Страны ислама, обильно напитавшись в XX веке различными европейскими теориями и учениями (будь то хоть либерализм, хоть социализм) и во многом вынужденно перенявший западные модели государственного устройства, попал в цивилизационную ловушку. В ответ на поверхностную вестернизацию из его глубин поднялись самые фанатичные, контрмодернистские силы, мечтающие вновь возродить порядки VII века в полном объёме. Именно на этом глубинном конфликте и играет сейчас Запад, прекрасно понимая, что сброшенная в пучину архаики страна не может быть ему серьёзным противником ни в военном, ни в экономическом плане (как не могут быть таковыми ни Афганистан, ни Сомали), зато очень удобна в роли жупела для антитеррористической пропаганды и идеально подходит для постоянной эскалации и нагнетания напряжённости в целом регионе.

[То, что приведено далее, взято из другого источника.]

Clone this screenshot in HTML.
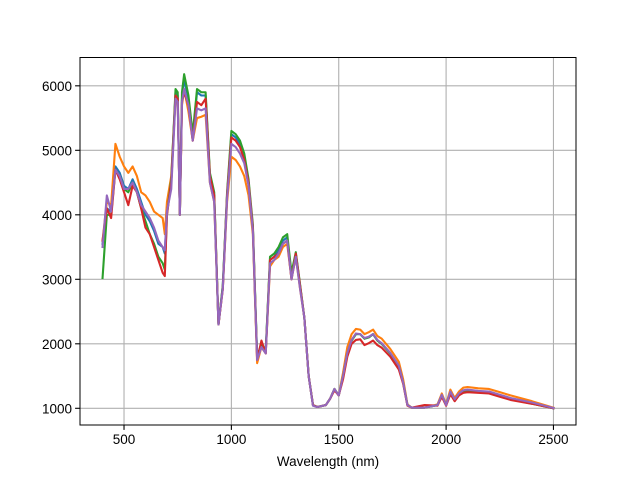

Если так называемый “превентивный удар” израильскими руками по Ирану (который, несмотря на свой теократический статус на самом деле не совсем вписывается в реализуемый проект контрмодерна) всё же произойдёт (а пока поднявшаяся в мировой прессе истерия очень напоминает подготовку общественного мнения к войне), то контуры большой огненной дуги определяться окончательно. Протянувшись с северо-запада Африки от Туниса через Ливию и Египет на Ближний Восток и в зону Персидского залива (с одновременным охватом афгано-пакистанского региона), она уже почти вплотную подбирается к южным рубежам нашей страны. И если война на разгром Ирана всё же начнётся, то Россия, и северокавказские республики в её лице, окажутся отделёнными от неё лишь узкой полоской из пояса крайне неустойчивых постсоветских стран Закавказья.
Думаю, не надо лишний раз напоминать, в чью сторону в таком случае будут обильно нестись снопы искр для нового пожара. На сей раз, уже здесь, на российском Кавказе, на нашей с вами земле.